1 – Procureur général du parlement de Toulouse. (G.A.)
2 – Lally. (G.A.)
3 – Voyez une lettre à un anonyme, fin de 1771. (G.A.)
à Madame ***.
A Ferney, ce 12 Juin 1771.
Mes yeux ont bien de l’obligation aux vôtres : vous avez senti tout ce qu’ils perdaient quand vous daignâtes passer chez ce pauvre aveugle. Si vous aviez aussi quelque recette pour les oreilles, vous l’auriez très bien placée. Le plaisir de vous entendre vaut celui de vous voir ; mais à mon âge il n’y a plus de plaisirs : je suis comme ce pauvre homme qui disait à madame la duchesse de Longueville qu’il avait perdu les joies de ce monde ; il ne me reste de moyen, pour revenir au monde, que de venir vous faire ma cour, madame, et à M. votre frère ; je crois que je serais à Parme, sans l’inquisition, dont l’ombre me fait toujours peur.

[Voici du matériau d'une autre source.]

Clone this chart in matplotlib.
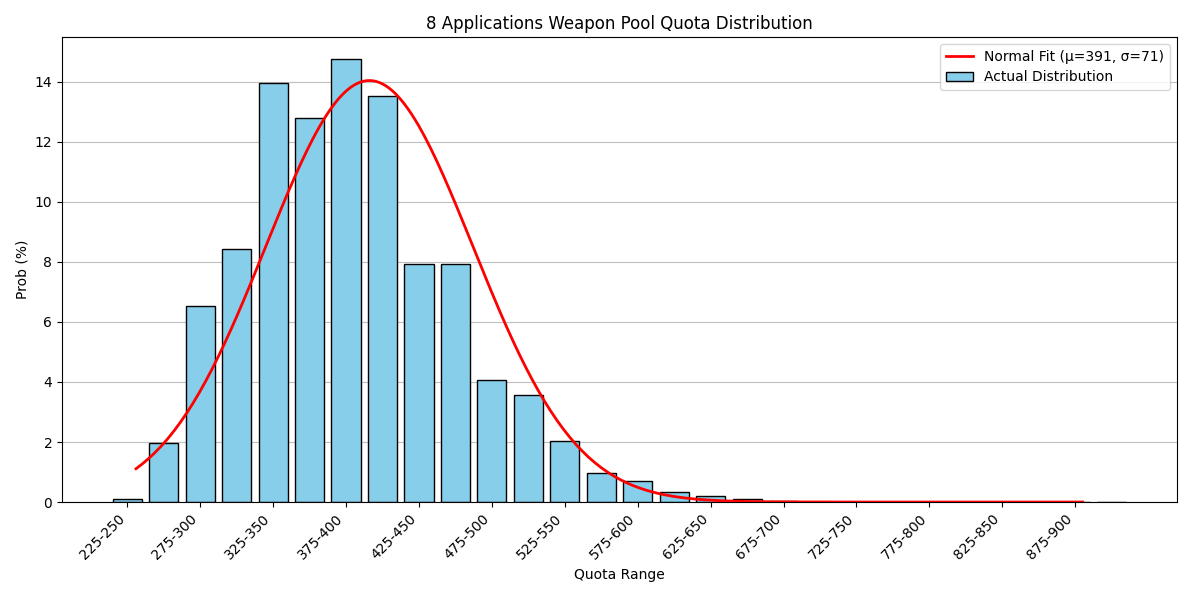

J’ai l’honneur d’être sur le mont Jura, comme je le serai sur le Pô, avec bien du respect, votre très humble et très obéissant serviteur.
à M. l’abbé de Crillon.
14 Juin 1771.
« Il est honteux à l’homme de mettre l’humanité au nombre des vertus ; elle est moins son attribut que son essence ; être homme et ne pas être humain, c’est exister contre les lois de la nature.

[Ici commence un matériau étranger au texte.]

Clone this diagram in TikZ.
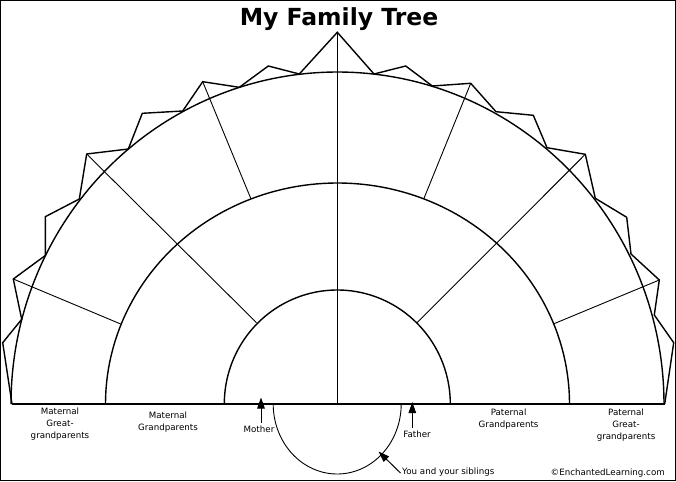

Marc-Aurèle, Titus, ces hommes plus grands que les dieux qu’ils adoraient, faisaient les délices du monde. »
Voilà des traits, monsieur, qui font voir que vous pensez avec la même grandeur d’âme que le brave Crillon combattait. Je vous ai une double obligation d’avoir fait cet ouvrage (1), et de m’avoir honoré d’un exemplaire.

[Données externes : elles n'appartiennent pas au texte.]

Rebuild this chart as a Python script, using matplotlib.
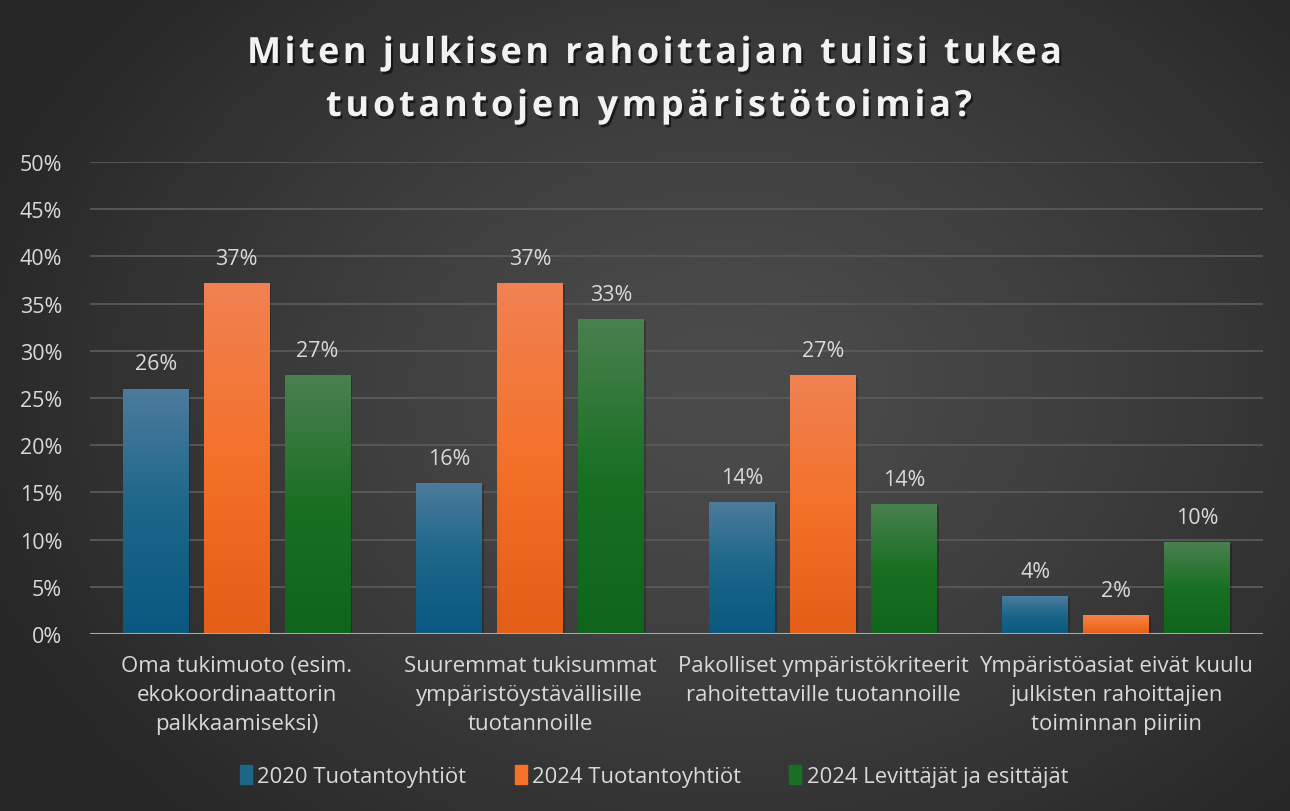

Si vous aviez suivi la profession des armes, vous seriez un guerrier très généreux. Vous avez suivi celle du sacerdoce, vous êtes compatissant, indulgent et tolérant. Vous regardez Dieu comme le père de tous les hommes ; il y a plus de soixante ans que j’ai la même foi que vous, mais je ne l’ai jamais trouvée si bien expliquée que dans votre ouvrage.
J’ai l’honneur d’être avec l’estime la plus respectueuse et avec bien de la reconnaissance, monsieur, etc.